→ **What the task asks**
Transcribe every entry word for word, leaving out all images.

+++ Listed records

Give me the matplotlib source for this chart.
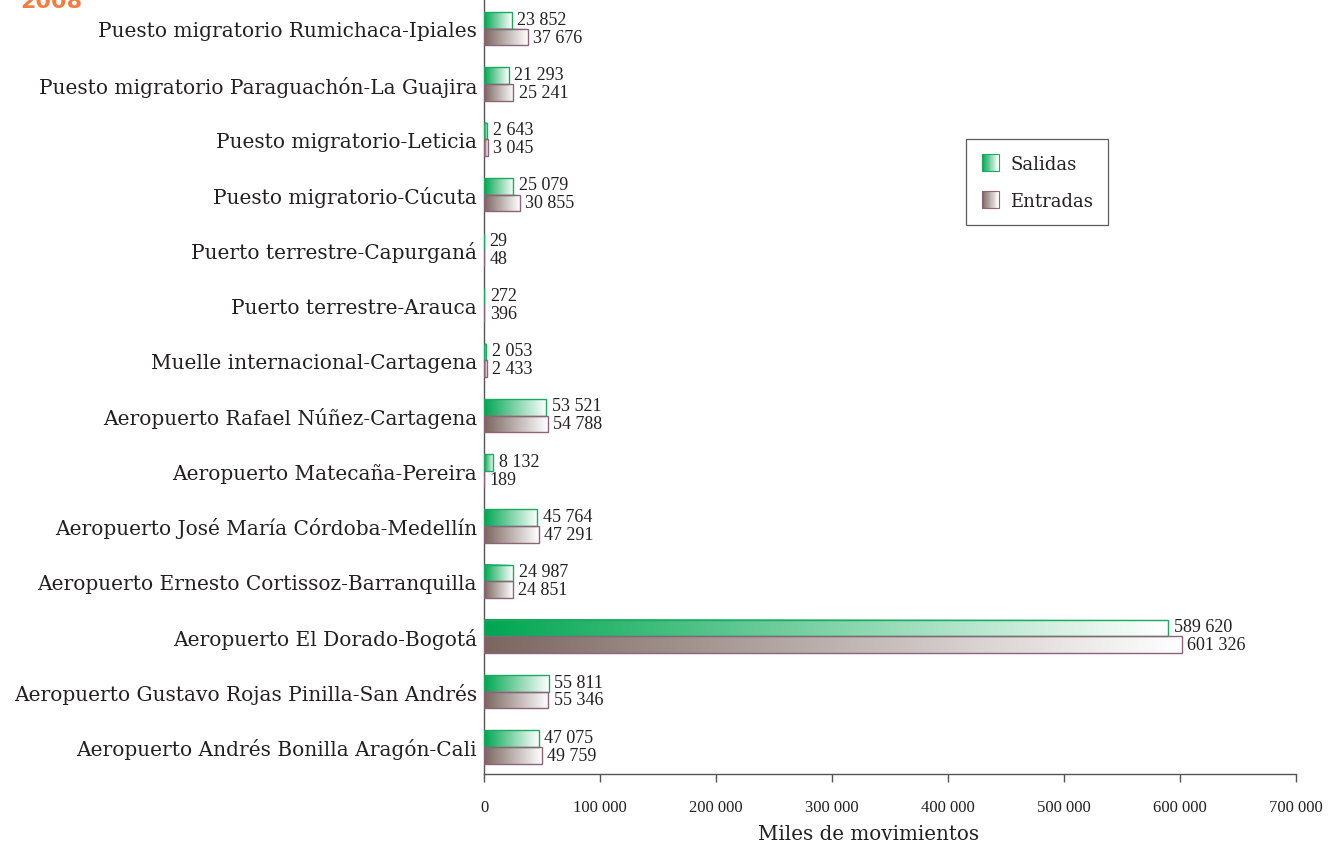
import matplotlib
matplotlib.use("Agg")
import matplotlib.pyplot as plt
import numpy as np
from matplotlib.colors import LinearSegmentedColormap
from matplotlib.legend_handler import HandlerBase
from matplotlib.patches import Rectangle
from matplotlib.ticker import FuncFormatter

# data, listed top to bottom as in the chart
puntos = [
    "Puesto migratorio Rumichaca-Ipiales",
    "Puesto migratorio Paraguachón-La Guajira",
    "Puesto migratorio-Leticia",
    "Puesto migratorio-Cúcuta",
    "Puerto terrestre-Capurganá",
    "Puerto terrestre-Arauca",
    "Muelle internacional-Cartagena",
    "Aeropuerto Rafael Núñez-Cartagena",
    "Aeropuerto Matecaña-Pereira",
    "Aeropuerto José María Córdoba-Medellín",
    "Aeropuerto Ernesto Cortissoz-Barranquilla",
    "Aeropuerto El Dorado-Bogotá",
    "Aeropuerto Gustavo Rojas Pinilla-San Andrés",
    "Aeropuerto Andrés Bonilla Aragón-Cali",
]
salidas = [23852, 21293, 2643, 25079, 29, 272, 2053, 53521, 8132, 45764,
           24987, 589620, 55811, 47075]
entradas = [37676, 25241, 3045, 30855, 48, 396, 2433, 54788, 189, 47291,
            24851, 601326, 55346, 49759]
xticks = [0, 100000, 200000, 300000, 400000, 500000, 600000, 700000]

SERIF = ["Liberation Serif", "DejaVu Serif"]
GREEN = "#00a651"
GREEN_EDGE = "#1bab5e"
MAUVE = "#7b655f"
MAUVE_EDGE = "#8c6379"
TEXT = "#231f20"

cmap_sal = LinearSegmentedColormap.from_list("sal", [GREEN, "#ffffff"])
cmap_ent = LinearSegmentedColormap.from_list("ent", [MAUVE, "#ffffff"])
grad = np.linspace(0, 1, 256).reshape(1, -1)


def fmt(v):
    return f"{v:,}".replace(",", " ")


def gradient_barh(ax, y, width, height, cmap, edge):
    if width <= 0:
        return
    ax.imshow(grad, cmap=cmap, aspect="auto", interpolation="bicubic",
              extent=(0, width, y - height / 2, y + height / 2), zorder=2)
    ax.add_patch(Rectangle((0, y - height / 2), width, height, fill=False,
                           edgecolor=edge, linewidth=1.0, zorder=3))


class GradientHandler(HandlerBase):
    def __init__(self, cmap, edge):
        super().__init__()
        self.cmap = cmap
        self.edge = edge

    def create_artists(self, legend, orig_handle, xdescent, ydescent,
                       width, height, fontsize, trans):
        side = min(width, height) * 1.05
        x0 = -xdescent + (width - side) / 2
        y0 = -ydescent + (height - side) / 2
        n = 20
        artists = []
        for k in range(n):
            r = Rectangle((x0 + side * k / n, y0), side / n + 0.3, side,
                          facecolor=self.cmap(k / (n - 1)), edgecolor="none",
                          transform=trans)
            artists.append(r)
        artists.append(Rectangle((x0, y0), side, side, fill=False,
                                 edgecolor=self.edge, linewidth=0.8,
                                 transform=trans))
        return artists


fig = plt.figure(figsize=(13.37, 8.45), dpi=100)
ax = fig.add_axes([484 / 1337, 70 / 845, 812 / 1337, 775 / 845])

n = len(puntos)
ypos = np.arange(n)[::-1]
h = 0.3

for y, s, e in zip(ypos, salidas, entradas):
    gradient_barh(ax, y + h / 2, s, h, cmap_sal, GREEN_EDGE)
    gradient_barh(ax, y - h / 2, e, h, cmap_ent, MAUVE_EDGE)
    ax.annotate(fmt(s), (s, y + h / 2), xytext=(4, 1),
                textcoords="offset points", va="center", ha="left",
                fontsize=13, family=SERIF, color=TEXT)
    ax.annotate(fmt(e), (e, y - h / 2), xytext=(4, 0),
                textcoords="offset points", va="center", ha="left",
                fontsize=13, family=SERIF, color=TEXT)

ax.set_xlim(0, 700000)
ax.set_ylim(-0.49, n - 1 + 0.54)
ax.set_xticks(xticks)
ax.xaxis.set_major_formatter(FuncFormatter(lambda v, p: fmt(int(v))))
ax.set_yticks(ypos)
ax.set_yticklabels(puntos, family="DejaVu Serif", fontsize=14.5, color=TEXT)
ax.tick_params(axis="y", length=0, pad=5)
ax.tick_params(axis="x", length=6, width=1, color="#555555", pad=12,
               labelsize=12, labelcolor=TEXT)
for lab in ax.get_xticklabels():
    lab.set_family(SERIF)

for side in ("top", "right"):
    ax.spines[side].set_visible(False)
for side in ("left", "bottom"):
    ax.spines[side].set_color("#555555")
    ax.spines[side].set_linewidth(1)

ax.set_xlabel("Miles de movimientos", family="DejaVu Serif", fontsize=14.3,
              color=TEXT)
ax.xaxis.set_label_coords(0.473, -0.064)

h_sal = Rectangle((0, 0), 1, 1)
h_ent = Rectangle((0, 0), 1, 1)
leg = ax.legend([h_sal, h_ent], ["Salidas", "Entradas"],
                handler_map={h_sal: GradientHandler(cmap_sal, GREEN_EDGE),
                             h_ent: GradientHandler(cmap_ent, MAUVE_EDGE)},
                loc="upper left", bbox_to_anchor=(0.5936, 0.819),
                frameon=True, fancybox=False, edgecolor="#333333",
                prop={"family": "DejaVu Serif", "size": 13},
                handlelength=1.0, handleheight=1.0, handletextpad=0.6,
                labelspacing=1.05, borderpad=0.85, borderaxespad=0)
leg.get_frame().set_linewidth(0.9)
for t in leg.get_texts():
    t.set_color(TEXT)

fig.text(20 / 1337, 1 - 8 / 845, "2008", color="#f47c3c", fontsize=16,
         fontweight="bold", family="DejaVu Sans", va="baseline", ha="left")

fig.savefig("out.png", dpi=100)
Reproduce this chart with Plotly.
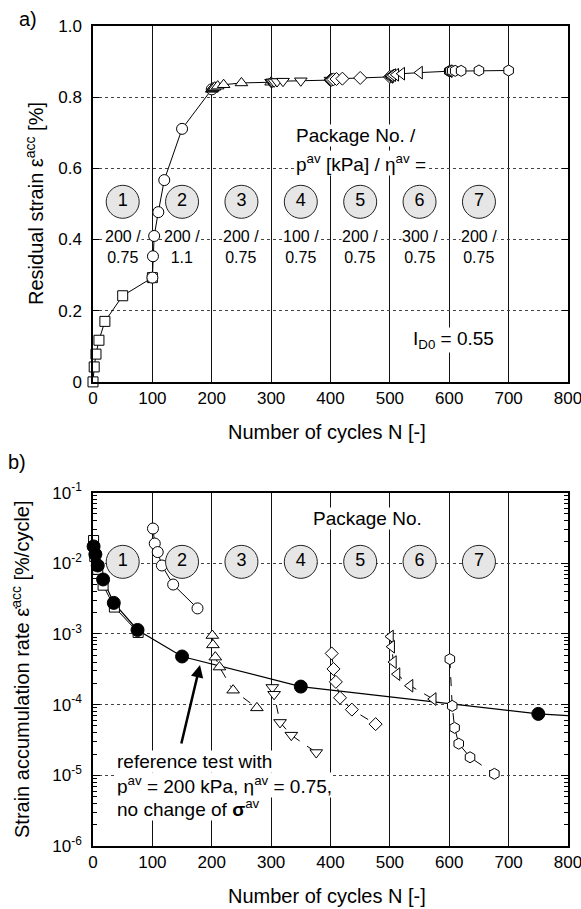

++++++

→ **Exercise response**
Give me the matplotlib source for this chart.
import matplotlib
matplotlib.use("Agg")
import matplotlib.pyplot as plt
import numpy as np
from matplotlib.colors import LinearSegmentedColormap
from matplotlib.legend_handler import HandlerBase
from matplotlib.patches import Rectangle
from matplotlib.ticker import FuncFormatter

# data, listed top to bottom as in the chart
puntos = [
    "Puesto migratorio Rumichaca-Ipiales",
    "Puesto migratorio Paraguachón-La Guajira",
    "Puesto migratorio-Leticia",
    "Puesto migratorio-Cúcuta",
    "Puerto terrestre-Capurganá",
    "Puerto terrestre-Arauca",
    "Muelle internacional-Cartagena",
    "Aeropuerto Rafael Núñez-Cartagena",
    "Aeropuerto Matecaña-Pereira",
    "Aeropuerto José María Córdoba-Medellín",
    "Aeropuerto Ernesto Cortissoz-Barranquilla",
    "Aeropuerto El Dorado-Bogotá",
    "Aeropuerto Gustavo Rojas Pinilla-San Andrés",
    "Aeropuerto Andrés Bonilla Aragón-Cali",
]
salidas = [23852, 21293, 2643, 25079, 29, 272, 2053, 53521, 8132, 45764,
           24987, 589620, 55811, 47075]
entradas = [37676, 25241, 3045, 30855, 48, 396, 2433, 54788, 189, 47291,
            24851, 601326, 55346, 49759]
xticks = [0, 100000, 200000, 300000, 400000, 500000, 600000, 700000]

SERIF = ["Liberation Serif", "DejaVu Serif"]
GREEN = "#00a651"
GREEN_EDGE = "#1bab5e"
MAUVE = "#7b655f"
MAUVE_EDGE = "#8c6379"
TEXT = "#231f20"

cmap_sal = LinearSegmentedColormap.from_list("sal", [GREEN, "#ffffff"])
cmap_ent = LinearSegmentedColormap.from_list("ent", [MAUVE, "#ffffff"])
grad = np.linspace(0, 1, 256).reshape(1, -1)


def fmt(v):
    return f"{v:,}".replace(",", " ")


def gradient_barh(ax, y, width, height, cmap, edge):
    if width <= 0:
        return
    ax.imshow(grad, cmap=cmap, aspect="auto", interpolation="bicubic",
              extent=(0, width, y - height / 2, y + height / 2), zorder=2)
    ax.add_patch(Rectangle((0, y - height / 2), width, height, fill=False,
                           edgecolor=edge, linewidth=1.0, zorder=3))


class GradientHandler(HandlerBase):
    def __init__(self, cmap, edge):
        super().__init__()
        self.cmap = cmap
        self.edge = edge

    def create_artists(self, legend, orig_handle, xdescent, ydescent,
                       width, height, fontsize, trans):
        side = min(width, height) * 1.05
        x0 = -xdescent + (width - side) / 2
        y0 = -ydescent + (height - side) / 2
        n = 20
        artists = []
        for k in range(n):
            r = Rectangle((x0 + side * k / n, y0), side / n + 0.3, side,
                          facecolor=self.cmap(k / (n - 1)), edgecolor="none",
                          transform=trans)
            artists.append(r)
        artists.append(Rectangle((x0, y0), side, side, fill=False,
                                 edgecolor=self.edge, linewidth=0.8,
                                 transform=trans))
        return artists


fig = plt.figure(figsize=(13.37, 8.45), dpi=100)
ax = fig.add_axes([484 / 1337, 70 / 845, 812 / 1337, 775 / 845])

n = len(puntos)
ypos = np.arange(n)[::-1]
h = 0.3

for y, s, e in zip(ypos, salidas, entradas):
    gradient_barh(ax, y + h / 2, s, h, cmap_sal, GREEN_EDGE)
    gradient_barh(ax, y - h / 2, e, h, cmap_ent, MAUVE_EDGE)
    ax.annotate(fmt(s), (s, y + h / 2), xytext=(4, 1),
                textcoords="offset points", va="center", ha="left",
                fontsize=13, family=SERIF, color=TEXT)
    ax.annotate(fmt(e), (e, y - h / 2), xytext=(4, 0),
                textcoords="offset points", va="center", ha="left",
                fontsize=13, family=SERIF, color=TEXT)

ax.set_xlim(0, 700000)
ax.set_ylim(-0.49, n - 1 + 0.54)
ax.set_xticks(xticks)
ax.xaxis.set_major_formatter(FuncFormatter(lambda v, p: fmt(int(v))))
ax.set_yticks(ypos)
ax.set_yticklabels(puntos, family="DejaVu Serif", fontsize=14.5, color=TEXT)
ax.tick_params(axis="y", length=0, pad=5)
ax.tick_params(axis="x", length=6, width=1, color="#555555", pad=12,
               labelsize=12, labelcolor=TEXT)
for lab in ax.get_xticklabels():
    lab.set_family(SERIF)

for side in ("top", "right"):
    ax.spines[side].set_visible(False)
for side in ("left", "bottom"):
    ax.spines[side].set_color("#555555")
    ax.spines[side].set_linewidth(1)

ax.set_xlabel("Miles de movimientos", family="DejaVu Serif", fontsize=14.3,
              color=TEXT)
ax.xaxis.set_label_coords(0.473, -0.064)

h_sal = Rectangle((0, 0), 1, 1)
h_ent = Rectangle((0, 0), 1, 1)
leg = ax.legend([h_sal, h_ent], ["Salidas", "Entradas"],
                handler_map={h_sal: GradientHandler(cmap_sal, GREEN_EDGE),
                             h_ent: GradientHandler(cmap_ent, MAUVE_EDGE)},
                loc="upper left", bbox_to_anchor=(0.5936, 0.819),
                frameon=True, fancybox=False, edgecolor="#333333",
                prop={"family": "DejaVu Serif", "size": 13},
                handlelength=1.0, handleheight=1.0, handletextpad=0.6,
                labelspacing=1.05, borderpad=0.85, borderaxespad=0)
leg.get_frame().set_linewidth(0.9)
for t in leg.get_texts():
    t.set_color(TEXT)

fig.text(20 / 1337, 1 - 8 / 845, "2008", color="#f47c3c", fontsize=16,
         fontweight="bold", family="DejaVu Sans", va="baseline", ha="left")

fig.savefig("out.png", dpi=100)
Reproduce this chart with Plotly.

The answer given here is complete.